Just a quick post today to call your attention to a bill in the Unicameral that’s not attracting much attention, but should. WHEN THE EDUCATION COMMITTEE HELD A HEARING CONCERNING THIS BILL ON FEBRUARY 25TH, NO ONE SPOKE IN OPPOSITION.
LB512 was introduced by Senator Jim Scheer (Dist. 19), who’s a new face in the chamber this session. He formerly served on the state Board of Education and was inspired to introduce LB512 as a result of his experience there.
LB512 would explicitly give the State Board of Education and the State Department of Education the power to adopt Common Core educational standards and the assessment measures developed in connection with those standards and impose them upon schools across the State of Nebraska.
I can see you now in my mind’s eye: [YAWN . . . uh . . . So what?] I understand. That was my first response as well. But, read on.
What is Common Core? Common Core State Standards (CCSS) is a set of benchmarks defining what students should learn at particular grade levels and, to some degree, determining how that information should be taught. Since 2009, these standards
- have been the project of some D.C. nonprofit corporate and federal government bureaucrats;
- are being financed by the Bill and Melinda Gates Foundation and a bunch of educational testing and publishing companies, among others; and
- states have been pressured by the U.S. Department of Education to adopt these standards, sight unseen in many cases, in order to receive big money grants in the context of the “Race to the Top” competition — financed by $4.35 billion in stimulus funds awarded to the U.S. Department of Education to spend as it sees fit — AND in order to receive waivers from the same federal education authorities of No Child Left Behind requirements that these states’ schools cannot meet.

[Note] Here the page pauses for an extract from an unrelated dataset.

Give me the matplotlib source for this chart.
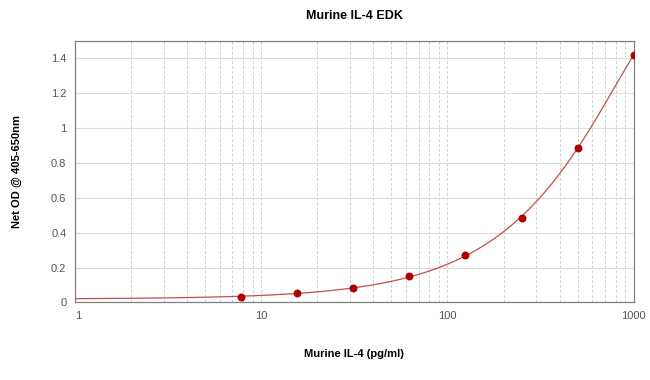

Here’s the first video in a short series that answers many of the questions you may have about Common Core that I can’t address in a single article. Besides, it’s very likely I could not do so good a job as you’ll see if you watch the entire video series (archived), something that would take all of half an hour or so. If you can’t spare 30 minutes, at least watch this first one for a good start at understanding this very important issue. [Subsequent videos in the series will play automatically once the first is finished, or you can go to the link provided for the entire series, above, and watch them there.]
Nebraska’s Board of Education and the State Department of Education have not taken the bait . . . at least, NOT YET and NOT WHOLLY. BUT, they ARE nibbling at it. The State Board of Education recently hired a pricey consultant to compare our current state standards with Common Core formerly http://www.khastv.com/news/local/Local-educators-compare-Common-Core-to-current-local-standards–198392291.html and report back about how Nebraska measures up. A review of current standards and statements about them by the Archived link: Nebraska Department of Education indicates the Department is incorporating Common Core, aligning our current standards with Common Core, just without wholesale adoption. The Department says that’s because it wants to retain control and flexibility, which wholesale adoption would not allow. But, given the outcry that’s growing against Common Core in other states, it’s very likely Nebraska state officials have adopted a more, shall we say, stealthy approach to avoid similar resistance here.
We’ve already moved from local control of our schools to centralized state control. What LB512 does is relinquish the Unicameral’s control over this issue, ceding it to state education authorities. True, the individual members of the State Board of Education are elected by public vote, as are the members of the Unicameral. However, there are only eight members of the State Board who represent citizens within eight districts comprising the entire state. There are 49 senators — somewhat fewer constituents per senator in the Unicameral, theoretically making each individual citizen’s voice more influential there than with the State Board members.
In addition, I fear that State Board members, elected though they are by the people, are more responsive to the “educrats” at the State Department of Education, most of whose salary is paid for by federal funds, than to the people who vote the Board members into office. Unfortunately, however, the same may be said about the members of our Unicameral. Since the days of Woodrow Wilson, the idea of government by “expert” bureaucrats has taken hold in America, and it’s not a trend that’s consistent with local control, small government, or the constitution.
I don’t know about you, but I smell a rat. If something is so bad its proponents have to bribe you to get you to accept it, look out. And the fact that state education authorities in 45 of the 50 states have taken the money and run — WITHOUT EVEN SEEING THE STANDARDS IN MANY CASES — does not bode well for our chances that Nebraska will remain an, albeit partial, holdout. Just look how eager our elected officials are to jump on the Medicaid expansion bandwagon on the promise of boatloads of “free” federal tax dollars. Like the old joke goes, we’ve already established what they are. Now, they’re just haggling over the price.